Barón worked in the service industry before he got into brewing. He now specializes in making chicha and pulque, corn-based beverages developed centuries ago by Indigenous peoples of Central and South America. He credits brewing these drinks with allowing him to reconnect with his heritage.

Future installments, which release every other Friday through the end of summer, introduce listeners to ordinary people with their own stories to share about Latino cultural heritage and identity. 

The team shapes and refines each episode to include details that ring true as relatable Latino experiences, Campbell said, noting that CPR leaders defer to the journalists producing ¿Quién Are We? on these decisions. 

“That to me is kind of a revolution, a mini-revolution, in our industry because, frankly, the gatekeepers are still predominantly white, predominantly male,” Campbell said. “And so to have that kind of freedom and to have that kind of trust, I think, created a much more authentic product.”

“It’s your story. No one can tell your story better than you,” Ortega tells her guests on ¿Quién Are We? 
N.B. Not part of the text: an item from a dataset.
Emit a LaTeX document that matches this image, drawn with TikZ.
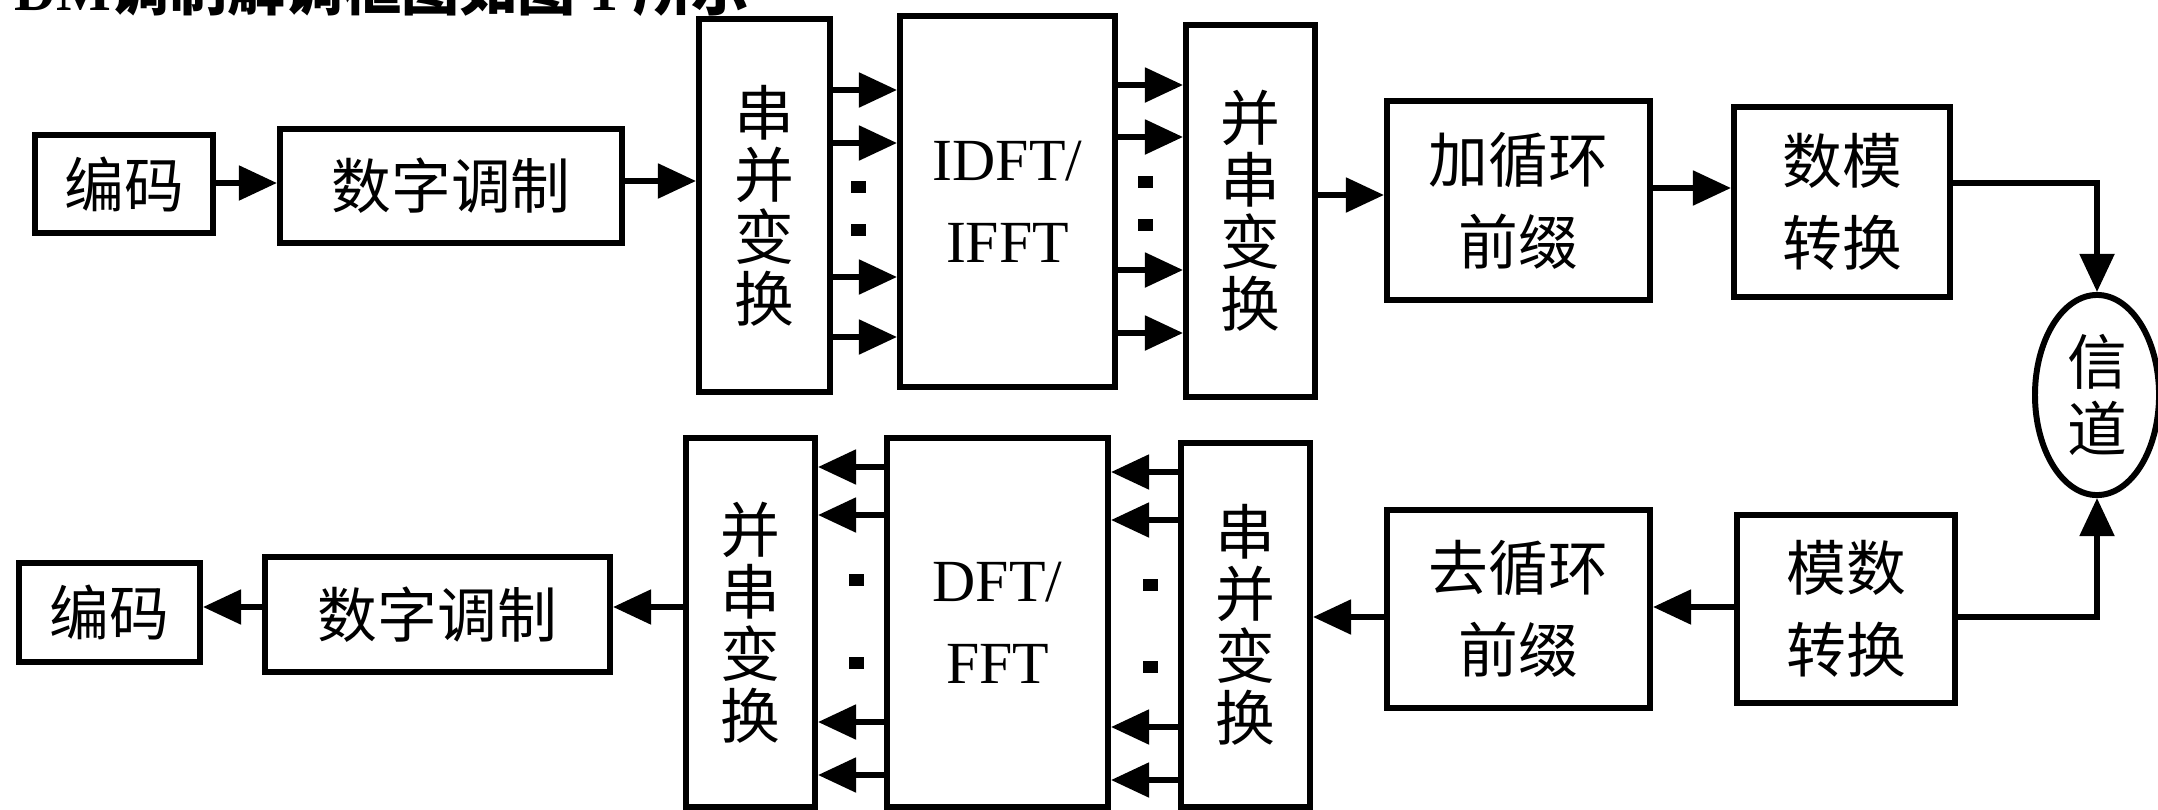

“I hope when someone listens to these everyday, simple stories about things … like dancing or baseball or houseplants or whatever, they’re like, ‘Oh my God, see? That’s me,’” Ortega said. “‘I’ve just never heard my story told in this way, where it’s happy. I can use my passion or my interest as a way to feel closer to who I am or who I could be.’”
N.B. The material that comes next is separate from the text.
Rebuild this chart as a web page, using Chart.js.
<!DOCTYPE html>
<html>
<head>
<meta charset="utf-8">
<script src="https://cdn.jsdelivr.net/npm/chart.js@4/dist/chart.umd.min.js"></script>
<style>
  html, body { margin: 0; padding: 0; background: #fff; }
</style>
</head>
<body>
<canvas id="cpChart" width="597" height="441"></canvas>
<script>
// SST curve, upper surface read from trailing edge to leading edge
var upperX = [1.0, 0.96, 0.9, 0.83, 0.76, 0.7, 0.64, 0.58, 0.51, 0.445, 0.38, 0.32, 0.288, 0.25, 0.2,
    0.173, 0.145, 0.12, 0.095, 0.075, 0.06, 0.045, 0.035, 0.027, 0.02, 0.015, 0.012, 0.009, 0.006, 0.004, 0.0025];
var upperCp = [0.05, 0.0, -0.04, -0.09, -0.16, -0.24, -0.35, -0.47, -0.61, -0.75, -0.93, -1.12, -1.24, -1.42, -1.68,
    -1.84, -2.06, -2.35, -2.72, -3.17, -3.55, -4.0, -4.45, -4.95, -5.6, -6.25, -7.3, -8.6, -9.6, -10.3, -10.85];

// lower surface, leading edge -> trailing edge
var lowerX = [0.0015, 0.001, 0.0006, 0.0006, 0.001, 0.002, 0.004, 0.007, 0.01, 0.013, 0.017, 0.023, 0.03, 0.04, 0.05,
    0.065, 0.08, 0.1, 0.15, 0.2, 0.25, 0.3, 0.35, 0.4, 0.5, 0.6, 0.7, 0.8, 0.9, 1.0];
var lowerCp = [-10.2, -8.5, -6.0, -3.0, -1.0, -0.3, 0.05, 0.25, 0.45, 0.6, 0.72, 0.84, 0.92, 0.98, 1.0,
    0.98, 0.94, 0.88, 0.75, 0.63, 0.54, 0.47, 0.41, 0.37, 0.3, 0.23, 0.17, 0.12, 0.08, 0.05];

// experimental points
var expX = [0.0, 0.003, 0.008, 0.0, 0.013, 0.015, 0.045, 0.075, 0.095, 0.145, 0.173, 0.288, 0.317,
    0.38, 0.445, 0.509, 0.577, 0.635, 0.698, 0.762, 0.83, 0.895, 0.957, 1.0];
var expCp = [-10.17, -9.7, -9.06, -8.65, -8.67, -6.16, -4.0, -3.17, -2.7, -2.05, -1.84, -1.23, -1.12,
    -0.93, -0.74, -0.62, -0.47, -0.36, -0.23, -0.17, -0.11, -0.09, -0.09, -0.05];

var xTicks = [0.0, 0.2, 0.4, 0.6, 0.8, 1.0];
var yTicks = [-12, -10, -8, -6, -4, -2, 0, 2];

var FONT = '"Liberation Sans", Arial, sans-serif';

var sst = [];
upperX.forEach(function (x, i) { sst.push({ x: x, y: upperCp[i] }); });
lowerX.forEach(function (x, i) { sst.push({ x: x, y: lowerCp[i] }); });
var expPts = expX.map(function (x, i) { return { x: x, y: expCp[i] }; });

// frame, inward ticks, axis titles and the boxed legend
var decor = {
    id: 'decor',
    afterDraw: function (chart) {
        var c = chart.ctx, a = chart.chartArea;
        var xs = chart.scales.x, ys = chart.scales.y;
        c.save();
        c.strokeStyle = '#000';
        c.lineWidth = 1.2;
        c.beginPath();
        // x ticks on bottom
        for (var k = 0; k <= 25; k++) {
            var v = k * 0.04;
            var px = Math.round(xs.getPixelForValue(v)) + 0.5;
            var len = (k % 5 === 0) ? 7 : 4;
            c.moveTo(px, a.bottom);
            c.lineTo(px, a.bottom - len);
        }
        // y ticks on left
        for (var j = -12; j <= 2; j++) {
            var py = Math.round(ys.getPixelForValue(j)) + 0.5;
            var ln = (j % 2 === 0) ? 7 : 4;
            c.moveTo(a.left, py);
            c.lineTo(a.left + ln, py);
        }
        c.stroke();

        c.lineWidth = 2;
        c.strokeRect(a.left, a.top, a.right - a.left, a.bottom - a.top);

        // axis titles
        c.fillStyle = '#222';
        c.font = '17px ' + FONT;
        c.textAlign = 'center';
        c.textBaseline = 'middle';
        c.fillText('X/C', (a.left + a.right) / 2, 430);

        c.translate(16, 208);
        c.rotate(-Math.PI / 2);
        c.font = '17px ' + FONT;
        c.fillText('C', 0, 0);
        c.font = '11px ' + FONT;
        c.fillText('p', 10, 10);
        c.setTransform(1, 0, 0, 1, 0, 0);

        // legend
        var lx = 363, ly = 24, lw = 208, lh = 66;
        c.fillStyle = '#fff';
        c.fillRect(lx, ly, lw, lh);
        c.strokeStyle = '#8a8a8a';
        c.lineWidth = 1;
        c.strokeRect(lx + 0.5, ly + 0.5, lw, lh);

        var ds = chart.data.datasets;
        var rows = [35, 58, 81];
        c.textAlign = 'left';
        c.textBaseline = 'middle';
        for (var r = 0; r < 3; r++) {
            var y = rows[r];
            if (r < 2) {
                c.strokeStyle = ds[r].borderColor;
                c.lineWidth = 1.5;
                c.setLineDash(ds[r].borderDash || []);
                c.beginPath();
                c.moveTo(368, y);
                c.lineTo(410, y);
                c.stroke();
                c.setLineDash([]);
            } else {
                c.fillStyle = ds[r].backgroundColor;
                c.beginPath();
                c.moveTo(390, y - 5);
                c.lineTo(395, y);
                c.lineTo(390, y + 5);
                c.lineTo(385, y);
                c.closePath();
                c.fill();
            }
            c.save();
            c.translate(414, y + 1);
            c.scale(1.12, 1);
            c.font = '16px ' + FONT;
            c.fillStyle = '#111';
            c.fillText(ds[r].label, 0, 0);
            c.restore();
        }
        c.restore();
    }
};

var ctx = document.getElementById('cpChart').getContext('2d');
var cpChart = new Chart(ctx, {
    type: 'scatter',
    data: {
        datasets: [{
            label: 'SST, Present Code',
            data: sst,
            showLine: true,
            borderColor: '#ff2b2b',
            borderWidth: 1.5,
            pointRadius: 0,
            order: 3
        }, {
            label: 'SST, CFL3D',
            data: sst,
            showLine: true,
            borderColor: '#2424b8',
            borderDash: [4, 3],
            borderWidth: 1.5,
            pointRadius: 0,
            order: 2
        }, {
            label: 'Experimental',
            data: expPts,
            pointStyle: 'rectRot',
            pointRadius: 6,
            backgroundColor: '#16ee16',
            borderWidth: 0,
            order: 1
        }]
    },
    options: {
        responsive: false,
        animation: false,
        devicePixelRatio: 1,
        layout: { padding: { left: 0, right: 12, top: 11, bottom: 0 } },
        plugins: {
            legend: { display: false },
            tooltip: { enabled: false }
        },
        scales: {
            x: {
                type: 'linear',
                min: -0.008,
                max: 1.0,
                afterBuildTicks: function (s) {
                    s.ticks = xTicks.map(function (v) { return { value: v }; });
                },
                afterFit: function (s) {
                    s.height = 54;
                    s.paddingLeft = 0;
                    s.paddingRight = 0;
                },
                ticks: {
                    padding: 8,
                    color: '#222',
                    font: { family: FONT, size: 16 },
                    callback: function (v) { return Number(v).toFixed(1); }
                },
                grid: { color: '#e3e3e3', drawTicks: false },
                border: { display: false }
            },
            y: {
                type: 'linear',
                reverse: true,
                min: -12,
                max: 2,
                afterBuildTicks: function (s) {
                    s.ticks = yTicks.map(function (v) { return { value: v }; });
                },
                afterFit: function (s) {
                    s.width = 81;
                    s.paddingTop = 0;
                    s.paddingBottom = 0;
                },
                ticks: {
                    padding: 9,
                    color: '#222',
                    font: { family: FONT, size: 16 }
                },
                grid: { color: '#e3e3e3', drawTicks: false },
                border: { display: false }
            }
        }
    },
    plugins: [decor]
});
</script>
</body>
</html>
Correction: An earlier version of this article incorrectly translated the phrase,“Ni de aqui, ni de alla.” It means, “Neither from here, nor from there,” not “Where do you come from?” The  article also misrepresented the cultural heritage of chicha and pulque, which were developed by Indigenous peoples of Central and South America and are not “traditional Hispanic brews.” The article also mischaracterized the goal of the Latino Audience Working Group. It aims to broaden CPR’s reach to Latino communities across Colorado, not just in Denver.